Rogue trader Jerome Kerviel said Friday he was ashamed of the person he once was, as he prepares to go to prison for his role in the near-collapse of Societe Generale bank.
Kerviel, who has been on a walk from Rome to Paris, is due to cross the French border on Saturday and has been ordered to present himself at a police station by Sunday at the latest with a view to beginning a three-year prison term that was confirmed when his conviction was upheld on appeal in March.
Kerviel has not said whether he will go to the police off his own accord, but claimed to be in a "serene" state of mind about his future.
"Obviously you fear prison," he told France Bleu Azur radio from his hotel on the Italian side of the border on Friday.
"To be deprived of your liberty is a terrible thing.
"But liberty is above all within the mind and from that point of view, today I am completely free.
"I was someone who participated in an amoral system, I didn't realise that at the time.
"Today I am ashamed of that, I'm ashamed to have been a trader," said Kerviel, whose high-risk trading cost his former employer Societe Generale nearly five billion euros.
"My daily existence was about making money for the bank, that was my only objective, at any price, regardless of all moral or ethical considerations."
Kerviel embarked on his walk from Rome after meeting briefly with Pope Francis.
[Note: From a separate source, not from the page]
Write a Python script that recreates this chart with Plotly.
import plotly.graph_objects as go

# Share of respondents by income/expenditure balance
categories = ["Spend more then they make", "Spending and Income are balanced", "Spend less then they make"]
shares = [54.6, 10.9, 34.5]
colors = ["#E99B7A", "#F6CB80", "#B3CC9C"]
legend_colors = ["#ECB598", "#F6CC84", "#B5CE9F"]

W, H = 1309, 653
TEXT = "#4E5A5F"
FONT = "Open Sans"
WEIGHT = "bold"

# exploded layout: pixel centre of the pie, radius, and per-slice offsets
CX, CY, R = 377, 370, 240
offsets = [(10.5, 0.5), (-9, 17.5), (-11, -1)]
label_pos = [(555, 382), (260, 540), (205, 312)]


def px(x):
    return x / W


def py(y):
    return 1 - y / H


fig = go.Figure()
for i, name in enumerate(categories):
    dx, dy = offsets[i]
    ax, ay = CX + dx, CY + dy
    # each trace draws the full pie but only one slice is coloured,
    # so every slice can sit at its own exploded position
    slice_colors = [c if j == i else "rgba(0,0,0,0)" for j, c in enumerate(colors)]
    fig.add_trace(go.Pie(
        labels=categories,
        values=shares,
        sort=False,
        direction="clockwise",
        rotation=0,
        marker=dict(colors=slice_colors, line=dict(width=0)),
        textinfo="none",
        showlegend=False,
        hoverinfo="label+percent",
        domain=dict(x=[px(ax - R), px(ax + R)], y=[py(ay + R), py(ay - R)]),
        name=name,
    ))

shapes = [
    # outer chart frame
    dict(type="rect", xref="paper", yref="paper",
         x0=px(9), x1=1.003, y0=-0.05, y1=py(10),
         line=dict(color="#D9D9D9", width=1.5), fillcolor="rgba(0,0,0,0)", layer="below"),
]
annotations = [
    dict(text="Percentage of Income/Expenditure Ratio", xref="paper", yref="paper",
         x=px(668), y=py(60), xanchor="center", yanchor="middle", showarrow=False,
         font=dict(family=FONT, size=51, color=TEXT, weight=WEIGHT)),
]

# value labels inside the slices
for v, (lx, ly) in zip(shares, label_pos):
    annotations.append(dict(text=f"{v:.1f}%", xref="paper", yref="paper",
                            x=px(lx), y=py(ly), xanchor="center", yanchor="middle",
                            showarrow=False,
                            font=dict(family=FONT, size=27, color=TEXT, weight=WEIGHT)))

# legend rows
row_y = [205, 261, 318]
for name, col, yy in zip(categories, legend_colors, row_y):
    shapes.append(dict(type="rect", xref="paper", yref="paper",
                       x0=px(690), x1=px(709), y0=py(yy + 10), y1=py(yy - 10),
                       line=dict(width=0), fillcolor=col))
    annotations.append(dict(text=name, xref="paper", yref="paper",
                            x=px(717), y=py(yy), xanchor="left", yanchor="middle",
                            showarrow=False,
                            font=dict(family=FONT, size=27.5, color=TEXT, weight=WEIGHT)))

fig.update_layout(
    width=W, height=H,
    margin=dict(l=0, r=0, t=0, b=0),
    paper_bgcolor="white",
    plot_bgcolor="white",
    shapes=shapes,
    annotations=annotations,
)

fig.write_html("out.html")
He has styled it a protest march intended to highlight what he regards as the unfair treatment he has received from the courts.
While he was striding through the Tuscan hills, France's top appeals court upheld his 2010 conviction for breach of trust, forgery and entering false data in relation to unauthorised deals that brought one of the biggest banks in Europe to the brink of bankruptcy.
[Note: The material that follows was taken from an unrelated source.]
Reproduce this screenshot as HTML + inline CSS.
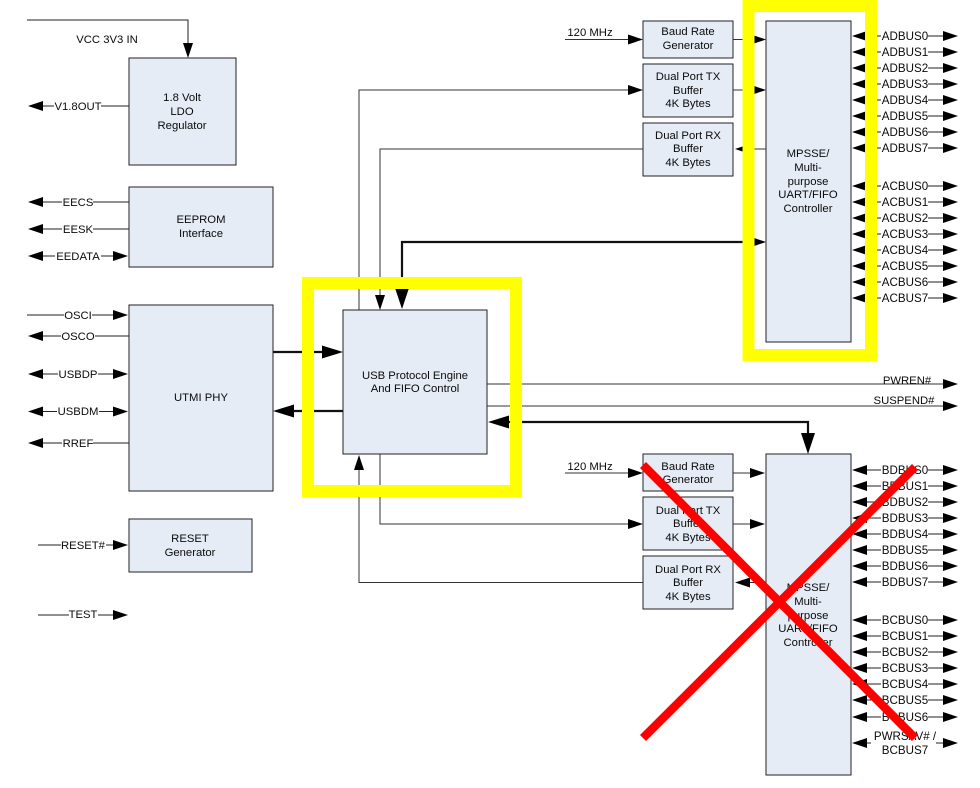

The ruling left Kerviel, who served 41 days in pre-trial detention in 2008, liable to be imprisoned at any time.
He continues to maintain that the bank was just as much at fault as he was.
"During my walk through Italy, I met people who suffered as a result of the economic crisis that was largely caused by the banks," he said Friday.
"I have had numerous messages of support from shop owners and craftsmen who have told me of the problems they have had getting credit from their banks."
Since meeting the pope, Kerviel has secured the support of a number of church figures who share his conviction that he has been made a scapegoat for the scandal while Societe Generale has escaped any blame.
French priest, Patrice Gourrier, has vowed to complete the 1,400-kilometre (870-mile) Rome-Paris walk if Kerviel is imprisoned before he can do so himself.
Although the March court ruling upheld Kerviel's sentence -- a five-year prison term with two suspended -- it cancelled an order for the former trader to pay back the money he lost and ordered a review of the damages award.
Kerviel's lawyers argue that this decision means that the bank will effectively be put on trial over the the failure of its supervisory system. His supporters say it is unfair for him to go to prison while that issue has not been resolved by the courts.